Thursday, October 21, 2010

The Spirit of Support

Yesterday, I wore purple.  I wore it out of love, support, and remembrance.

We all have been hearing about the terrible suicides among LGBT teens who have been bullied and pushed to the point that they just cannot stand it.

I will never fully understand what it is like to be bullied on the basis of my sexual orientation or gender identity.  Being straight, I am given rights that many other people are not.  And my straightness gives me an ability to blend into the "mainstream".  But I have seen other people who were bullied, ridiculed, ostracized, and terribly hurt, on the basis of sexual orientation or gender identity.  Let's face it, being a kid is hard enough.  Heck, being an ADULT is hard enough, just learning to accept and love yourself.  But throw into that mix being taunted, and even threatened, all for simply being who you are.  No one should ever be made to feel as unworthy as these kids were.
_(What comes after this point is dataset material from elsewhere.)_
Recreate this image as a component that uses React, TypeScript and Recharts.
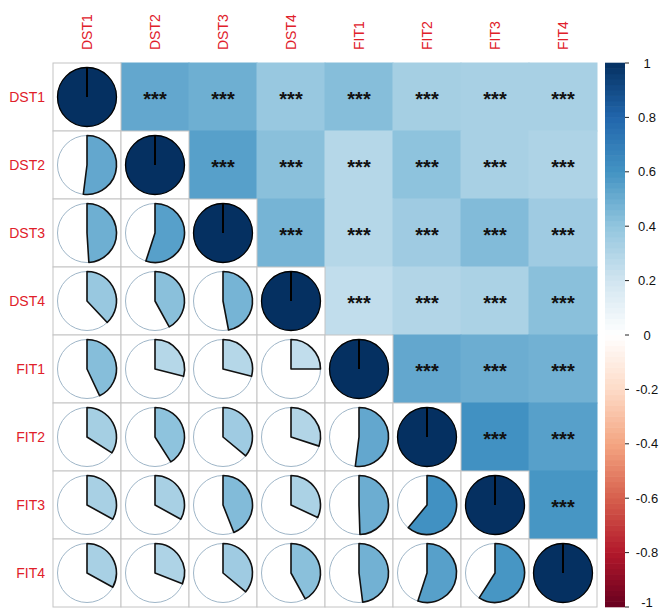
import React from 'react';
import { ScatterChart, Scatter, XAxis, YAxis } from 'recharts';

// ---------- data ----------
const VARS = ['DST1', 'DST2', 'DST3', 'DST4', 'FIT1', 'FIT2', 'FIT3', 'FIT4'];

const rowDST1 = [1, 0.52, 0.49, 0.38, 0.43, 0.34, 0.33, 0.33];
const rowDST2 = [0.52, 1, 0.55, 0.42, 0.29, 0.41, 0.33, 0.31];
const rowDST3 = [0.49, 0.55, 1, 0.47, 0.29, 0.36, 0.44, 0.36];
const rowDST4 = [0.38, 0.42, 0.47, 1, 0.25, 0.3, 0.32, 0.42];
const rowFIT1 = [0.43, 0.29, 0.29, 0.25, 1, 0.52, 0.495, 0.48];
const rowFIT2 = [0.34, 0.41, 0.36, 0.3, 0.52, 1, 0.61, 0.55];
const rowFIT3 = [0.33, 0.33, 0.44, 0.32, 0.495, 0.61, 1, 0.59];
const rowFIT4 = [0.33, 0.31, 0.36, 0.42, 0.48, 0.55, 0.59, 1];
const ROWS = [rowDST1, rowDST2, rowDST3, rowDST4, rowFIT1, rowFIT2, rowFIT3, rowFIT4];

const SIG_LABEL = '***';
const COLORBAR_TICKS = [-1, -0.8, -0.6, -0.4, -0.2, 0, 0.2, 0.4, 0.6, 0.8, 1];
// RdBu palette (value -1 .. 1)
const PALETTE = ['#67001F', '#B2182B', '#D6604D', '#F4A582', '#FDDBC7', '#FFFFFF', '#D1E5F0', '#92C5DE', '#4393C3', '#2166AC', '#053061'];

// ---------- layout constants ----------
const W = 667;
const H = 611;
const LEFT = 53;
const TOP = 63;
const PLOT = 544;
const N = VARS.length;
const CELL = PLOT / N;
const R = 29.5;
const FONT = '"Liberation Sans", Arial, sans-serif';
const LABEL_COLOR = '#E0202A';
const GRID = '#C4C4C4';
const CB_LEFT = 605;
const CB_WIDTH = 20;
const CB_AXIS_W = W - CB_LEFT - CB_WIDTH;
const CB_BANDS = 100;

function hexToRgb(h: string) {
  const v = parseInt(h.slice(1), 16);
  return [(v >> 16) & 255, (v >> 8) & 255, v & 255];
}
function colorFor(r: number) {
  const t = ((r + 1) / 2) * (PALETTE.length - 1);
  const i = Math.min(PALETTE.length - 2, Math.max(0, Math.floor(t)));
  const f = t - i;
  const a = hexToRgb(PALETTE[i]);
  const b = hexToRgb(PALETTE[i + 1]);
  const c = a.map((v, k) => Math.round(v + (b[k] - v) * f));
  return `rgb(${c[0]},${c[1]},${c[2]})`;
}

type Cell = { x: number; y: number; r: number; part: 'upper' | 'diag' | 'lower' };
const upperCells: Cell[] = [];
const otherCells: Cell[] = [];
ROWS.forEach((row, i) => {
  row.forEach((r, j) => {
    const c: Cell = { x: j + 0.5, y: i + 0.5, r, part: j > i ? 'upper' : j === i ? 'diag' : 'lower' };
    if (c.part === 'upper') upperCells.push(c);
    else otherCells.push(c);
  });
});
const cells = [...upperCells, ...otherCells];
const TICKS = VARS.map((_, i) => i + 0.5);

// colour-bar bands (value ranges)
const bands = Array.from({ length: CB_BANDS }, (_, k) => {
  const lo = -1 + (2 * k) / CB_BANDS;
  const hi = -1 + (2 * (k + 1)) / CB_BANDS;
  return { x: 0.5, y: (lo + hi) / 2, color: colorFor((lo + hi) / 2) };
});

function renderCell(props: any) {
  const { cx, cy, payload } = props;
  const p: Cell = payload;
  const half = CELL / 2;
  if (p.part === 'upper') {
    return (
      <g>
        <rect x={cx - half - 0.5} y={cy - half - 0.5} width={CELL + 1} height={CELL + 1} fill={colorFor(p.r)} stroke="none" />
        <text x={cx} y={cy + 9} textAnchor="middle" fontFamily={FONT} fontWeight="bold" fontSize={20} fill="#111">
          {SIG_LABEL}
        </text>
      </g>
    );
  }
  const frac = Math.abs(p.r);
  const col = colorFor(p.r);
  let wedge: React.ReactNode;
  if (frac >= 0.999) {
    wedge = (
      <g>
        <circle cx={cx} cy={cy} r={R} fill={col} stroke="#000" strokeWidth={1.3} />
        <line x1={cx} y1={cy} x2={cx} y2={cy - R} stroke="#000" strokeWidth={2} />
      </g>
    );
  } else {
    const th = 2 * Math.PI * frac;
    const ex = cx + R * Math.sin(th);
    const ey = cy - R * Math.cos(th);
    const large = frac > 0.5 ? 1 : 0;
    const d = `M ${cx} ${cy} L ${cx} ${cy - R} A ${R} ${R} 0 ${large} 1 ${ex} ${ey} Z`;
    wedge = <path d={d} fill={col} stroke="#111" strokeWidth={1.6} strokeLinejoin="round" />;
  }
  return (
    <g>
      <rect x={cx - half} y={cy - half} width={CELL} height={CELL} fill="#fff" stroke={GRID} strokeWidth={1} />
      <circle cx={cx} cy={cy} r={R} fill="#fff" stroke="#9FB6C8" strokeWidth={1} />
      {wedge}
    </g>
  );
}

function renderBand(props: any) {
  const { cx, cy, payload } = props;
  const h = PLOT / CB_BANDS;
  return <rect x={cx - CB_WIDTH / 2} y={cy - h / 2 - 0.3} width={CB_WIDTH} height={h + 0.6} fill={payload.color} stroke="none" />;
}

const TopTick = (props: any) => {
  const { x, payload } = props;
  const label = VARS[Math.floor(payload.value)];
  const y = TOP - 13;
  return (
    <text x={x} y={y} transform={`rotate(-90, ${x}, ${y})`} textAnchor="start" dominantBaseline="central" fontFamily={FONT} fontSize={14} fill={LABEL_COLOR}>
      {label}
    </text>
  );
};

const LeftTick = (props: any) => {
  const { y, payload } = props;
  const label = VARS[Math.floor(payload.value)];
  return (
    <text x={LEFT - 8} y={y} textAnchor="end" dominantBaseline="central" fontFamily={FONT} fontSize={14} fill={LABEL_COLOR}>
      {label}
    </text>
  );
};

const CbTick = (props: any) => {
  const { y, payload } = props;
  const bx = CB_WIDTH;
  const ty = Math.min(y, H - 9);
  return (
    <g>
      <line x1={bx} y1={y} x2={bx + 4} y2={y} stroke="#222" strokeWidth={1} />
      <text x={bx + 22} y={ty} textAnchor="middle" dominantBaseline="central" fontFamily={FONT} fontSize={13} fill="#111">
        {String(payload.value)}
      </text>
    </g>
  );
};

export default function App() {
  return (
    <div style={{ position: 'absolute', left: 0, top: 0, width: W, height: H, background: '#fff' }}>
      <div style={{ position: 'absolute', left: 0, top: 0 }}>
        <ScatterChart width={LEFT + PLOT + 4} height={H} margin={{ top: TOP - 50, right: 4, bottom: H - TOP - PLOT, left: 0 }}>
          <XAxis type="number" dataKey="x" domain={[0, N]} ticks={TICKS} orientation="top" height={50} axisLine={false} tickLine={false} tick={<TopTick />} interval={0} />
          <YAxis type="number" dataKey="y" domain={[0, N]} reversed ticks={TICKS} width={LEFT} axisLine={false} tickLine={false} tick={<LeftTick />} interval={0} />
          <Scatter data={cells} shape={renderCell} isAnimationActive={false} />
        </ScatterChart>
      </div>
      <div style={{ position: 'absolute', left: CB_LEFT, top: 0 }}>
        <ScatterChart width={CB_WIDTH + CB_AXIS_W} height={H} margin={{ top: TOP, right: 0, bottom: H - TOP - PLOT, left: 0 }}>
          <XAxis type="number" dataKey="x" domain={[0, 1]} hide />
          <YAxis type="number" dataKey="y" domain={[-1, 1]} ticks={COLORBAR_TICKS} orientation="right" width={CB_AXIS_W} axisLine={false} tickLine={false} tickSize={0} tickMargin={0} tick={<CbTick />} interval={0} />
          <Scatter data={bands} shape={renderBand} isAnimationActive={false} />
        </ScatterChart>
      </div>
    </div>
  );
}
Many LGBT youth have few role models.  They fear the reaction of loved ones if they reveal their true selves.  They long to have the fairy tale love they were raised on, but do not think it is out there for them, simply because they are different.  And very few have anyone to talk to about life as an LGBT adult, so they are afraid of what they may be facing for the rest of their lives.  Which is why Dan Savage created a wonderful project called It Gets Better.  Hundreds of people, some celebrities and well know people, some everyday men and women, have submitted videos aimed at LGBT youth to tell them that "It gets bettter", to tell them they are loved, and to hold on, because life is so worth it.
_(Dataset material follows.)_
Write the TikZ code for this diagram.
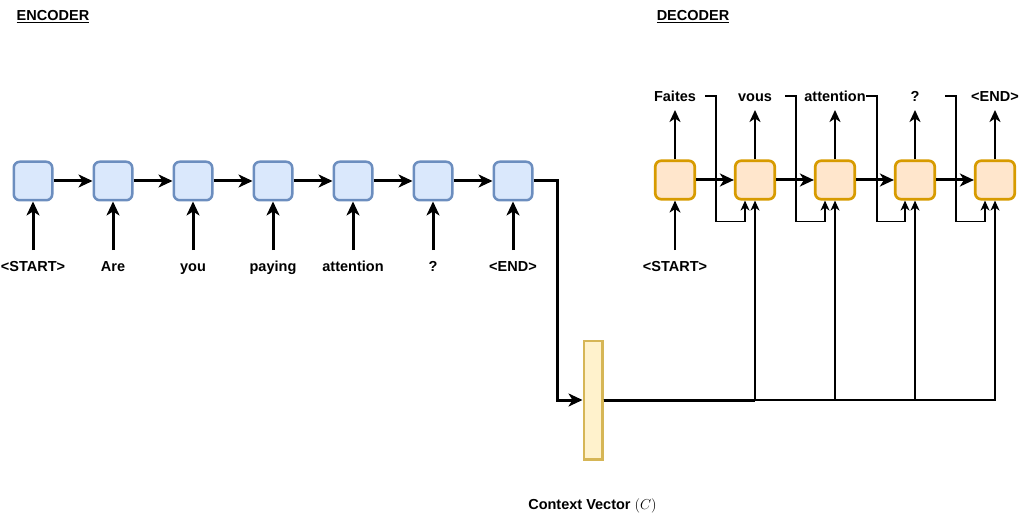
\documentclass[tikz,border=0pt]{standalone}
\usepackage{fontspec}
\setmainfont{Liberation Sans}
\usetikzlibrary{arrows.meta}

\definecolor{encfill}{HTML}{DAE8FC}
\definecolor{encline}{HTML}{6C8EBF}
\definecolor{decfill}{HTML}{FFE6CC}
\definecolor{decline}{HTML}{D79B00}
\definecolor{ctxfill}{HTML}{FFF2CC}
\definecolor{ctxline}{HTML}{D6B656}

\tikzset{
    encbox/.style={draw=encline, fill=encfill, line width=2.5pt, rounded corners=6pt,
                   minimum width=38.5pt, minimum height=38.5pt, inner sep=0pt},
    decbox/.style={draw=decline, fill=decfill, line width=2.7pt, rounded corners=6pt,
                   minimum width=39.5pt, minimum height=38.5pt, inner sep=0pt},
    ctxbox/.style={draw=ctxline, fill=ctxfill, line width=2.5pt,
                   minimum width=18.5pt, minimum height=118.5pt, inner sep=0pt},
    word/.style={font=\fontsize{14.5}{17}\selectfont\bfseries, minimum width=60pt,
                 inner sep=0pt, text height=10.4pt, text depth=0pt},
    bigarrow/.style={line width=3pt, -{Stealth[length=14pt, width=13pt, inset=4pt]}},
    midarrow/.style={line width=2.2pt, -{Stealth[length=12pt, width=11pt, inset=3.5pt]}},
    smallarrow/.style={line width=1.5pt, -{Stealth[length=10pt, width=9pt, inset=3pt]}},
}

\begin{document}
\begin{tikzpicture}[x=1pt, y=-1pt]
    \useasboundingbox (0,0) rectangle (1026,524);

    % Titles
    \node[word] (enctitle) at (53, 15.5)  {\underline{ENCODER}};
    \node[word] (dectitle) at (693, 15.5) {\underline{DECODER}};

    % Encoder cells
    \node[encbox] (e1) at (33, 181)  {};
    \node[encbox] (e2) at (113, 181) {};
    \node[encbox] (e3) at (193, 181) {};
    \node[encbox] (e4) at (273, 181) {};
    \node[encbox] (e5) at (353, 181) {};
    \node[encbox] (e6) at (433, 181) {};
    \node[encbox] (e7) at (513, 181) {};

    % Encoder inputs
    \node[word] (x1) at (33, 266)  {<START>};
    \node[word] (x2) at (113, 266) {Are};
    \node[word] (x3) at (193, 266) {you};
    \node[word] (x4) at (273, 266) {paying};
    \node[word] (x5) at (353, 266) {attention};
    \node[word] (x6) at (433, 266) {?};
    \node[word] (x7) at (513, 266) {<END>};

    \draw[bigarrow] (x1.north |- 0,250) -- (e1.south);
    \draw[bigarrow] (x2.north |- 0,250) -- (e2.south);
    \draw[bigarrow] (x3.north |- 0,250) -- (e3.south);
    \draw[bigarrow] (x4.north |- 0,250) -- (e4.south);
    \draw[bigarrow] (x5.north |- 0,250) -- (e5.south);
    \draw[bigarrow] (x6.north |- 0,250) -- (e6.south);
    \draw[bigarrow] (x7.north |- 0,250) -- (e7.south);

    \draw[bigarrow] (e1) -- (e2);
    \draw[bigarrow] (e2) -- (e3);
    \draw[bigarrow] (e3) -- (e4);
    \draw[bigarrow] (e4) -- (e5);
    \draw[bigarrow] (e5) -- (e6);
    \draw[bigarrow] (e6) -- (e7);

    % Context vector
    \node[ctxbox] (C) at (593, 400) {};
    \node[word] (ctxlabel) at (592.5, 504.5) {Context Vector $(C)$};
    \draw[bigarrow] (e7.east) -- ++(24,0) |- (C.west);

    % Decoder cells
    \node[decbox] (d1) at (675, 180) {};
    \node[decbox] (d2) at (755, 180) {};
    \node[decbox] (d3) at (835, 180) {};
    \node[decbox] (d4) at (915, 180) {};
    \node[decbox] (d5) at (995, 180) {};

    \draw[bigarrow] (d1) -- (d2);
    \draw[bigarrow] (d2) -- (d3);
    \draw[bigarrow] (d3) -- (d4);
    \draw[bigarrow] (d4) -- (d5);

    % Decoder input and outputs
    \node[word] (s1) at (675, 266) {<START>};
    \draw[midarrow, line width=1.5pt] (s1.north |- 0,250) -- (d1.south);

    \node[word] (y1) at (675, 96) {Faites};
    \node[word] (y2) at (755, 96) {vous};
    \node[word] (y3) at (835, 96) {attention};
    \node[word] (y4) at (915, 96) {?};
    \node[word] (y5) at (995, 96) {<END>};

    \draw[midarrow] (d1.north) -- (y1.south |- 0,110);
    \draw[midarrow] (d2.north) -- (y2.south |- 0,110);
    \draw[midarrow] (d3.north) -- (y3.south |- 0,110);
    \draw[midarrow] (d4.north) -- (y4.south |- 0,110);
    \draw[midarrow] (d5.north) -- (y5.south |- 0,110);

    % Feed previous output back in
    \draw[smallarrow] (y1.east) -- ++(11,0) |- ([xshift=-10pt, yshift=-21pt]d2.south) -- ([xshift=-10pt]d2.south);
    \draw[smallarrow] (y2.east) -- ++(11,0) |- ([xshift=-10pt, yshift=-21pt]d3.south) -- ([xshift=-10pt]d3.south);
    \draw[smallarrow] (y3.east) -- ++(11,0) |- ([xshift=-10pt, yshift=-21pt]d4.south) -- ([xshift=-10pt]d4.south);
    \draw[smallarrow] (y4.east) -- ++(11,0) |- ([xshift=-10pt, yshift=-21pt]d5.south) -- ([xshift=-10pt]d5.south);

    % Context vector into every later cell
    \draw[line width=3pt] (C.east) -- (d2.south |- C.east);
    \draw[smallarrow] (C.east) -| (d2.south);
    \draw[smallarrow] (C.east) -| (d3.south);
    \draw[smallarrow] (C.east) -| (d4.south);
    \draw[smallarrow] (C.east) -| (d5.south);
\end{tikzpicture}
\end{document}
Some viral campaigns started to devote 10-20-10 to Spirit day, to encourage GLBT youth.  All participants were encouraged to wear purple to show support.  I saw these events posted on Facebook, and decided to join in.  I will never know what it is like to be gay, lesbian, bisexual, or transgender.  But I do know what it is like to be human, and to be hurt and devalued.  So, this is my way of spreading the message, to all LGBT youth and adults, both living and departed:

I support you.  I remember you.  I love you.